A sad day in music today as one of the older trailblazers, Lester “Les Paul” William Polfuss passed away. He was 94. Born only a few short years after the sinking of the Titanic, Paul lived through two World Wars, numerous armed skirmishes, the Depression, three “first” Supreme Court Justices as well as the first African-American president. But in a life that spanned all of those historic events, his contributions to music, the recording industry and the guitar dramatically changed the way it was created, played and recorded on a level unparalleled elsewhere.
Not only was Paul an accomplished musician, but his DIY tendencies and desire to see how things worked lead him to develop technology that shaped the future of the music industry and huge developments within genres. The standard of multitrack recording was pioneered by Paul, and the practices of overdubbing and delays were advanced by him as well. Dissatisfied with the acoustic guitars available, Paul created his own electric guitar. This would go on to be manufactured and sold by Gibson, becoming one of the iconic guitars for rock musicians from multiple generations. Certainly we may not have had the Steve Miller Band were it not for Paul being Miller’s Godfather and giving him his first guitar lesson. I’ve also read that when he broke his arm he asked the doctor to reset it in a permanent guitar playing position. I can neither confirm nor deny that.
When it comes to instrumentation and studio techniques, few people in the recording industry have had as much of an impact as Les Paul.

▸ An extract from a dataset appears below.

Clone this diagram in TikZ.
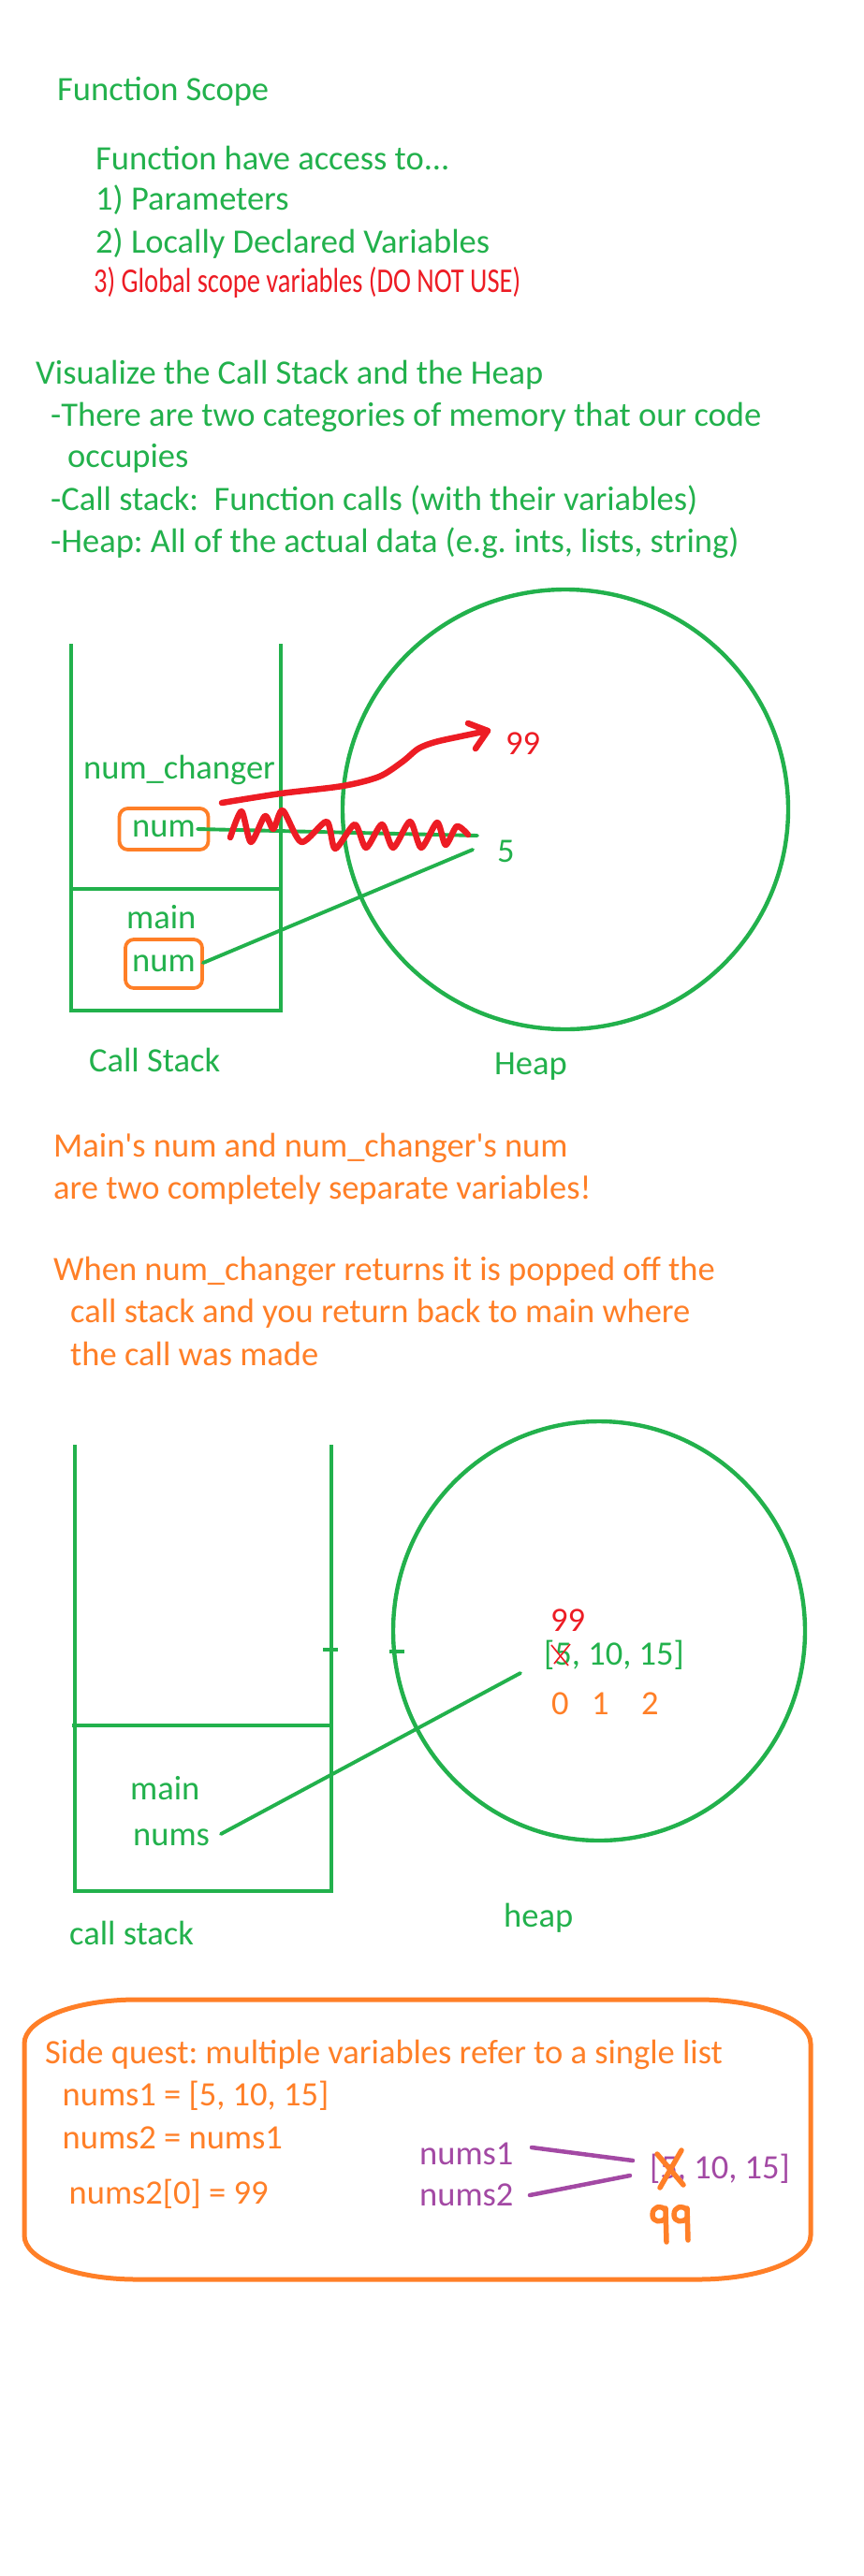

His influence and love for music was so great that he continued playing guitar into the last year of his life, and created continued inspiration for premier guitarists worldwide. In a musical climate where “innovation” comes in the form of auto-tune and artists rarely have more than monetary attachments to the instruments they play, Paul’s truly significant leaps of technology and his subsequent engineering attachment to the instruments he created will remain singular and unique for some time to come.